§ What needs to be done
Copy nothing but the part that opens with the line containing "Clone this chart" and closes with the line containing "if (chartRef.current) chartRef.current.destroy()". Do not include pictures.

§ Exercise materials

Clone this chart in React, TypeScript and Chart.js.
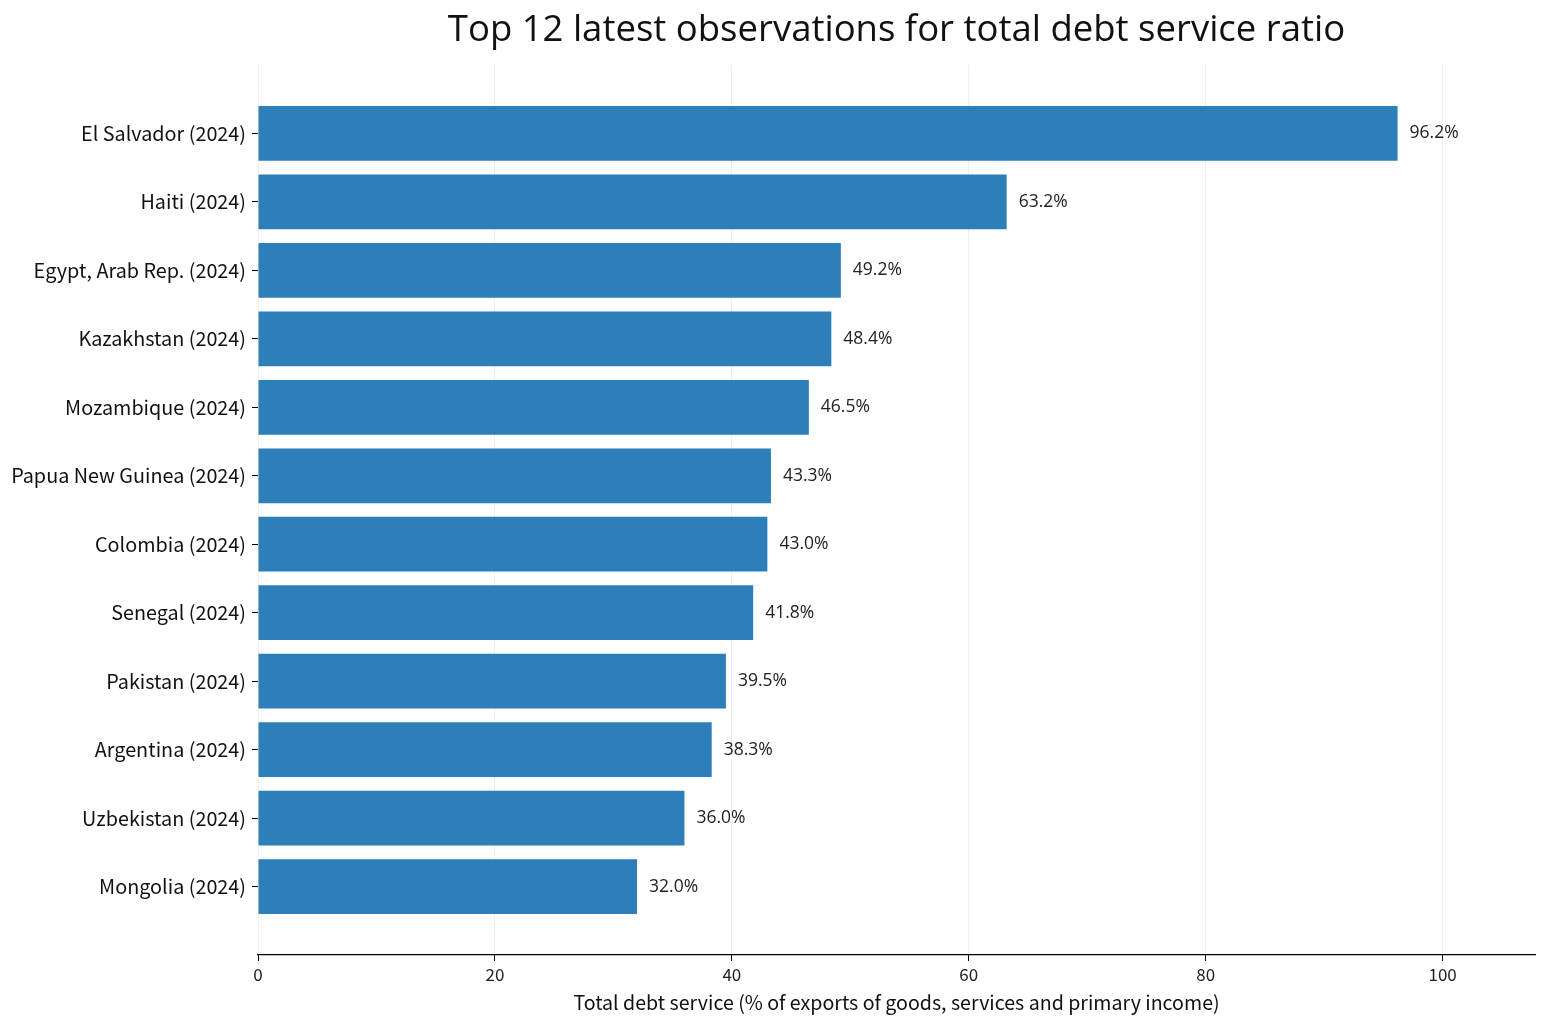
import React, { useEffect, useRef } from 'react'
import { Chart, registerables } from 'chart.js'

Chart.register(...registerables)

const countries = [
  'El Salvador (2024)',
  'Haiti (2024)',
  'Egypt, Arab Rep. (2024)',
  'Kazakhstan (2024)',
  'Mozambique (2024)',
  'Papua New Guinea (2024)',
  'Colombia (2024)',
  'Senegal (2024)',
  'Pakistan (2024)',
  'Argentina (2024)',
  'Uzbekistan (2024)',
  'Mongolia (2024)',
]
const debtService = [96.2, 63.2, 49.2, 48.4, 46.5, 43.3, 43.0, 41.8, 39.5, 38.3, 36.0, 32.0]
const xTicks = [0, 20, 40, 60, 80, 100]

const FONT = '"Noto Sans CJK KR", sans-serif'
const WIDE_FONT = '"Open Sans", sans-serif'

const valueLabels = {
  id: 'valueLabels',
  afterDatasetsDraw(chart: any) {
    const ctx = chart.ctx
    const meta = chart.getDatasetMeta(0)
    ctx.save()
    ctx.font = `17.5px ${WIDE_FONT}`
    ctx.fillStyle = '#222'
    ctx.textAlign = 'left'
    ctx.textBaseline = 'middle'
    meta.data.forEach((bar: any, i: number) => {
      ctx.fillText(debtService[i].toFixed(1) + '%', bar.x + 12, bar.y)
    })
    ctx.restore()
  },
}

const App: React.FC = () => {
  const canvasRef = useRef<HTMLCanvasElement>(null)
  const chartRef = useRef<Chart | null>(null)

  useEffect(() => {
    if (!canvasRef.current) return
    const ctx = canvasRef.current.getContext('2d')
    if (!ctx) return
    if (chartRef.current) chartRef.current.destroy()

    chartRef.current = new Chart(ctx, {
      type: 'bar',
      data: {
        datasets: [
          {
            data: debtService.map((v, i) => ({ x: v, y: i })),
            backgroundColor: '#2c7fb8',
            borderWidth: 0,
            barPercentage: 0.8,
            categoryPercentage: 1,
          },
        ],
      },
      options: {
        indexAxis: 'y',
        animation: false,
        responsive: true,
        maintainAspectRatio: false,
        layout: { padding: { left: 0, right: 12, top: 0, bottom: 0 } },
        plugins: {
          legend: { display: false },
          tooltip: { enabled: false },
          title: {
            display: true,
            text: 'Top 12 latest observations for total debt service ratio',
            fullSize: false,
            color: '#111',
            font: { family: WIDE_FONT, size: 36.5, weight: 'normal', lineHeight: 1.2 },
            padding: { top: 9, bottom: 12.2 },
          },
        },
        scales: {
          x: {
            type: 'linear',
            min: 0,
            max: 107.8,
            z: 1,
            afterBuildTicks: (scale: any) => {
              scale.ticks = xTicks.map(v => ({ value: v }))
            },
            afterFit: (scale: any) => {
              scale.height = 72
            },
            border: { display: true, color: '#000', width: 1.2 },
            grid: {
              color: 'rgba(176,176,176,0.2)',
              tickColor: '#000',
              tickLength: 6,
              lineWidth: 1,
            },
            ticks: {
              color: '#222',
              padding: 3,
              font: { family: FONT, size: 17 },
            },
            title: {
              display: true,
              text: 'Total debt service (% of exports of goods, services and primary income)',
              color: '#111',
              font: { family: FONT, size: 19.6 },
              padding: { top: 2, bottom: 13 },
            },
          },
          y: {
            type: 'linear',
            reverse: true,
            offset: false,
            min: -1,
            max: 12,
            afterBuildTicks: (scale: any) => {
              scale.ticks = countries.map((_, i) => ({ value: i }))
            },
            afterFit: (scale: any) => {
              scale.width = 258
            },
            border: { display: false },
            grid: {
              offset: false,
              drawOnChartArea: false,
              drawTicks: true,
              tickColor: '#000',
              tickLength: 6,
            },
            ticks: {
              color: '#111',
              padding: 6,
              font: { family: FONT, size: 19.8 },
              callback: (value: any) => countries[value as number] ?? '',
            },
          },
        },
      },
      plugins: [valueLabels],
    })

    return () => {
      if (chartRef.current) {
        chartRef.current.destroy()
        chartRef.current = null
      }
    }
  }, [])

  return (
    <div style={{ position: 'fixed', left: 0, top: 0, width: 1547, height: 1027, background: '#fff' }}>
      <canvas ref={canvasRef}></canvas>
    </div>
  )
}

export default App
--
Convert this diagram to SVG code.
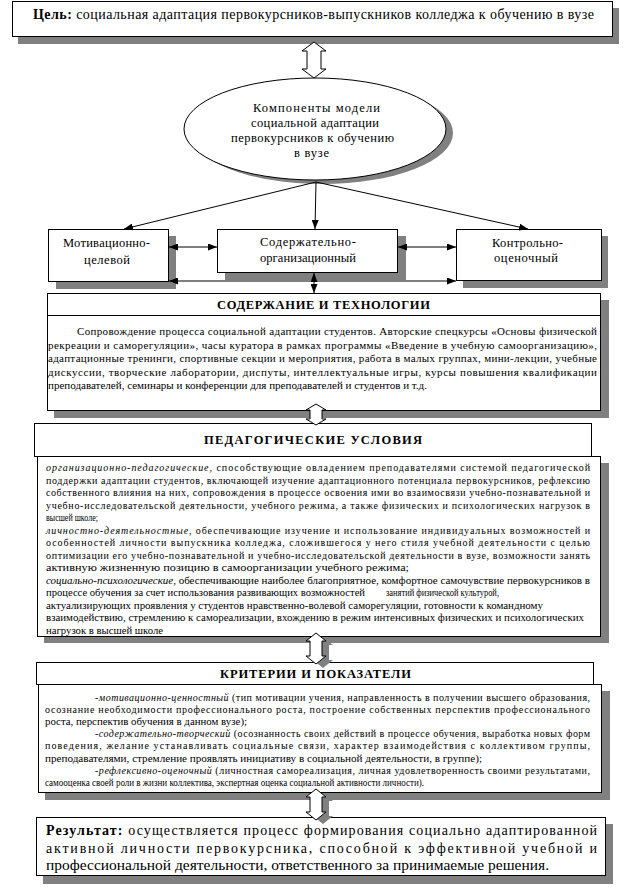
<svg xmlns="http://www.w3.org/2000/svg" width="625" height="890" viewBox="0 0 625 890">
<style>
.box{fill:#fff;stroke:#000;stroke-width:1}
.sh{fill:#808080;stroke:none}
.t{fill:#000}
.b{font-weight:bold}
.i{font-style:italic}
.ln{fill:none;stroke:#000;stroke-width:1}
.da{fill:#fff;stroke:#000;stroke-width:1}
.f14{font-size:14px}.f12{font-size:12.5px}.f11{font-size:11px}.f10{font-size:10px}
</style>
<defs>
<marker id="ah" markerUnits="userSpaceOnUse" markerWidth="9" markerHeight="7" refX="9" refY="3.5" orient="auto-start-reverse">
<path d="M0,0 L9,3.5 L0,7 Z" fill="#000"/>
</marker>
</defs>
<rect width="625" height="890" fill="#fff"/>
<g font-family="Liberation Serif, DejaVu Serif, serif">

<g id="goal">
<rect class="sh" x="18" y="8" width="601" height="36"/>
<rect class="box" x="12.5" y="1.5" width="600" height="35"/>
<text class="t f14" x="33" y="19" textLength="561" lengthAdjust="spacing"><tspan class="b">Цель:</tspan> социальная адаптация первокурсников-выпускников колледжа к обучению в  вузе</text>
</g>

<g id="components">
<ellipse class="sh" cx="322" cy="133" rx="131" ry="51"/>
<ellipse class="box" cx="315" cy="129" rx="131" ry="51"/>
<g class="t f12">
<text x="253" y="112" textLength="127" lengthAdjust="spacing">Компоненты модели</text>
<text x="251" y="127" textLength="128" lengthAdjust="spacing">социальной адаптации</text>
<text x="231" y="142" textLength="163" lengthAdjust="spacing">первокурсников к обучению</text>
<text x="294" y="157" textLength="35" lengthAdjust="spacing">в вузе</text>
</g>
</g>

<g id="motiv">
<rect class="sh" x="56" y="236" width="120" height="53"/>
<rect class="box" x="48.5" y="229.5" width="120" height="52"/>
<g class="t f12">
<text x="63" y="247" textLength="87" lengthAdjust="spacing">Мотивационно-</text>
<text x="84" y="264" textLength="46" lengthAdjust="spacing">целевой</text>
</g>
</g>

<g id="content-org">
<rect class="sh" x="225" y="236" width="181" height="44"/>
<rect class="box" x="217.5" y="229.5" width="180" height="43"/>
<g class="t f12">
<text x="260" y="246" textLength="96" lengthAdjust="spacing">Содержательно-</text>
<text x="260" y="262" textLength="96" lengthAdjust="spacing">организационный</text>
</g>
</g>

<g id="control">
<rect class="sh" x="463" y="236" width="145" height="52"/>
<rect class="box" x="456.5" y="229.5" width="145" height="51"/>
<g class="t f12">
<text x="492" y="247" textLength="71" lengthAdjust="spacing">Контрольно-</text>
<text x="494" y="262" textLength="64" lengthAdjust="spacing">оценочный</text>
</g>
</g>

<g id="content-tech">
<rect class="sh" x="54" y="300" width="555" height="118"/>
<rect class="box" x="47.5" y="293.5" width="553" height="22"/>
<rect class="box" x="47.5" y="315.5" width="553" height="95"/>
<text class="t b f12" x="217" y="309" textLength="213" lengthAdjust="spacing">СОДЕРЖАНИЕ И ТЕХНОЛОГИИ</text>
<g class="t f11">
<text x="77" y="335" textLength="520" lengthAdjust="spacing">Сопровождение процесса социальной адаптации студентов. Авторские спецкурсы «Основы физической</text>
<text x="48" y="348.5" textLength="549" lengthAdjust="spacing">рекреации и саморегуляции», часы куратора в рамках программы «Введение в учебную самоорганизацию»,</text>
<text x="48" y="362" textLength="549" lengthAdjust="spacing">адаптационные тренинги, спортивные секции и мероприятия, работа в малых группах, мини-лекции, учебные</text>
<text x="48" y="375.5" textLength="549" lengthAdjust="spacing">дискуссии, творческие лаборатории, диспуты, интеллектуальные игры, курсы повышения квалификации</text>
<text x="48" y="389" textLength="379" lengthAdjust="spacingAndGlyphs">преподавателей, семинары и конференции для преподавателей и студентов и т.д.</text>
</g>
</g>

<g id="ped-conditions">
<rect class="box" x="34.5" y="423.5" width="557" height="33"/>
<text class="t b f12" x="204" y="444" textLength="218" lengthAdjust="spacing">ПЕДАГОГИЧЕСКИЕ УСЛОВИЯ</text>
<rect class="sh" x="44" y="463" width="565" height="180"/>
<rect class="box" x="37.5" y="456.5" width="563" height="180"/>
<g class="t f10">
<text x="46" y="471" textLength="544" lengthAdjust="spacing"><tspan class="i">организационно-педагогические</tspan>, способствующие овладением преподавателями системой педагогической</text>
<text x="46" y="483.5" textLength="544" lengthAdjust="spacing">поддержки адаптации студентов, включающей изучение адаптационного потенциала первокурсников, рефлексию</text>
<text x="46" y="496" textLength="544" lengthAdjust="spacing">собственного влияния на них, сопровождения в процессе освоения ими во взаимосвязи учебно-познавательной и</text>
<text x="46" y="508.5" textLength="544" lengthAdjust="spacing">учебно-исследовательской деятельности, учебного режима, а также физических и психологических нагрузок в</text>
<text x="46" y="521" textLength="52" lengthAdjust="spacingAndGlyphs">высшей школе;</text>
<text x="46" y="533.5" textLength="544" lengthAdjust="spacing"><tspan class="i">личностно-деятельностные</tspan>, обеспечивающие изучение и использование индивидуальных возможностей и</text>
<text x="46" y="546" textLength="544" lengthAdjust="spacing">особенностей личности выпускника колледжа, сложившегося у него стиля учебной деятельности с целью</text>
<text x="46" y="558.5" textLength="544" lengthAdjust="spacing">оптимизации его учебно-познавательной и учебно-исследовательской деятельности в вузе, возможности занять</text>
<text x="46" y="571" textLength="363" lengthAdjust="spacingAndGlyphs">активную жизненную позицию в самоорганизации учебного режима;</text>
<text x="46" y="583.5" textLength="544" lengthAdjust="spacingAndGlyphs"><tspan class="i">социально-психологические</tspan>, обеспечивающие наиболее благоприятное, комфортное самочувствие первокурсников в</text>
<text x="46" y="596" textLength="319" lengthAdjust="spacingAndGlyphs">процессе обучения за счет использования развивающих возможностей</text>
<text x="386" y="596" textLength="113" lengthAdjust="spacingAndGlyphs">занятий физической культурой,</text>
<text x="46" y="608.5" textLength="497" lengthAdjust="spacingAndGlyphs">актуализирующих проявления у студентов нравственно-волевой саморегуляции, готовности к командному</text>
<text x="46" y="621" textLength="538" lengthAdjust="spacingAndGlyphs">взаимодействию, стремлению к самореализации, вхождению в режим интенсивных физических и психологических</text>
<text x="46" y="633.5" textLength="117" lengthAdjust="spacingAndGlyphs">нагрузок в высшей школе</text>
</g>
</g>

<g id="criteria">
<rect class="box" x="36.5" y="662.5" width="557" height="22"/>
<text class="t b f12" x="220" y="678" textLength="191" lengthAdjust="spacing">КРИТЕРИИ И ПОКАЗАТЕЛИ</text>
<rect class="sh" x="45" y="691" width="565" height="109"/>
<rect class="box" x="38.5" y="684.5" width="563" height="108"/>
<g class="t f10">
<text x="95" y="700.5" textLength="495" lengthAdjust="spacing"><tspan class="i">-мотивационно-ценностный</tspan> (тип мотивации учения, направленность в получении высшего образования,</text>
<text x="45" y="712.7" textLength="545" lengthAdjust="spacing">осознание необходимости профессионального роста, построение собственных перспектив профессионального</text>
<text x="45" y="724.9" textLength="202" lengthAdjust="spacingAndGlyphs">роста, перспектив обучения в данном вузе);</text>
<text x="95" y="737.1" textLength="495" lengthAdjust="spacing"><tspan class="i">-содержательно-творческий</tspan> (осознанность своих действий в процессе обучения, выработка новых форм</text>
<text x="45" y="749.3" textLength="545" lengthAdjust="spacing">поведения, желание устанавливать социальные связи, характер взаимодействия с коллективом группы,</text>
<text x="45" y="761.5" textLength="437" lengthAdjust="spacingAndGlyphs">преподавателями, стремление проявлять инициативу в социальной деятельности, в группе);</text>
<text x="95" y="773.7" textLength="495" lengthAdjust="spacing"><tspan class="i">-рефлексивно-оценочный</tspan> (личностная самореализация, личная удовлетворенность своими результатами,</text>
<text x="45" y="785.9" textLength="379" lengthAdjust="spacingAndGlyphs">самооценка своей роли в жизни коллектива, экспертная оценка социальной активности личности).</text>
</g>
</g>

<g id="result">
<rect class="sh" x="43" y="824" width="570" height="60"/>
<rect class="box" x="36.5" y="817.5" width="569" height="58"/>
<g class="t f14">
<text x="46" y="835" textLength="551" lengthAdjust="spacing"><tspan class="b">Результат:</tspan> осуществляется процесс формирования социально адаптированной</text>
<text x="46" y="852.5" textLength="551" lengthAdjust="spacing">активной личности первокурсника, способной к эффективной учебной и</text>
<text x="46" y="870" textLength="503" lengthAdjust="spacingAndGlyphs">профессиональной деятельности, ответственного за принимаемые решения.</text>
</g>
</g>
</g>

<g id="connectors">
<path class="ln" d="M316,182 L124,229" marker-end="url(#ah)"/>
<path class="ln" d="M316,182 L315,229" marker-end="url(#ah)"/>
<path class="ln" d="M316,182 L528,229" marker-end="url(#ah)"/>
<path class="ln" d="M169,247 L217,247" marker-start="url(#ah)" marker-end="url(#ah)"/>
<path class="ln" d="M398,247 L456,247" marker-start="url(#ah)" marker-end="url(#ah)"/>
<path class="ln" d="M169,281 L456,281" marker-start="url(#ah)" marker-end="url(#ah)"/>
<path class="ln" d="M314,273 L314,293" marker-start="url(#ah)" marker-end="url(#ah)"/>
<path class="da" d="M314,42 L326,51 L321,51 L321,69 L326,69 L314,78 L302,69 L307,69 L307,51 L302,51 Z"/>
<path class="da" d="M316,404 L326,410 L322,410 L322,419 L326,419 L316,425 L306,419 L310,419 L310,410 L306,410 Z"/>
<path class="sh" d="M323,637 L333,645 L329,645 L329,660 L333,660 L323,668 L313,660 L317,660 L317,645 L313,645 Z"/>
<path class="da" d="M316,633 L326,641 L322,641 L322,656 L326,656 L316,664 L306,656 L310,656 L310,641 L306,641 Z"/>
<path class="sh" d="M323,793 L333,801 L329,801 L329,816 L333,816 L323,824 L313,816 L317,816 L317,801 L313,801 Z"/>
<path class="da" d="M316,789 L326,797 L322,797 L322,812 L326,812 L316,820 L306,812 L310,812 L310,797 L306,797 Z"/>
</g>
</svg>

§ The solution
Clone this chart in React, TypeScript and Chart.js.
import React, { useEffect, useRef } from 'react'
import { Chart, registerables } from 'chart.js'

Chart.register(...registerables)

const countries = [
  'El Salvador (2024)',
  'Haiti (2024)',
  'Egypt, Arab Rep. (2024)',
  'Kazakhstan (2024)',
  'Mozambique (2024)',
  'Papua New Guinea (2024)',
  'Colombia (2024)',
  'Senegal (2024)',
  'Pakistan (2024)',
  'Argentina (2024)',
  'Uzbekistan (2024)',
  'Mongolia (2024)',
]
const debtService = [96.2, 63.2, 49.2, 48.4, 46.5, 43.3, 43.0, 41.8, 39.5, 38.3, 36.0, 32.0]
const xTicks = [0, 20, 40, 60, 80, 100]

const FONT = '"Noto Sans CJK KR", sans-serif'
const WIDE_FONT = '"Open Sans", sans-serif'

const valueLabels = {
  id: 'valueLabels',
  afterDatasetsDraw(chart: any) {
    const ctx = chart.ctx
    const meta = chart.getDatasetMeta(0)
    ctx.save()
    ctx.font = `17.5px ${WIDE_FONT}`
    ctx.fillStyle = '#222'
    ctx.textAlign = 'left'
    ctx.textBaseline = 'middle'
    meta.data.forEach((bar: any, i: number) => {
      ctx.fillText(debtService[i].toFixed(1) + '%', bar.x + 12, bar.y)
    })
    ctx.restore()
  },
}

const App: React.FC = () => {
  const canvasRef = useRef<HTMLCanvasElement>(null)
  const chartRef = useRef<Chart | null>(null)

  useEffect(() => {
    if (!canvasRef.current) return
    const ctx = canvasRef.current.getContext('2d')
    if (!ctx) return
    if (chartRef.current) chartRef.current.destroy()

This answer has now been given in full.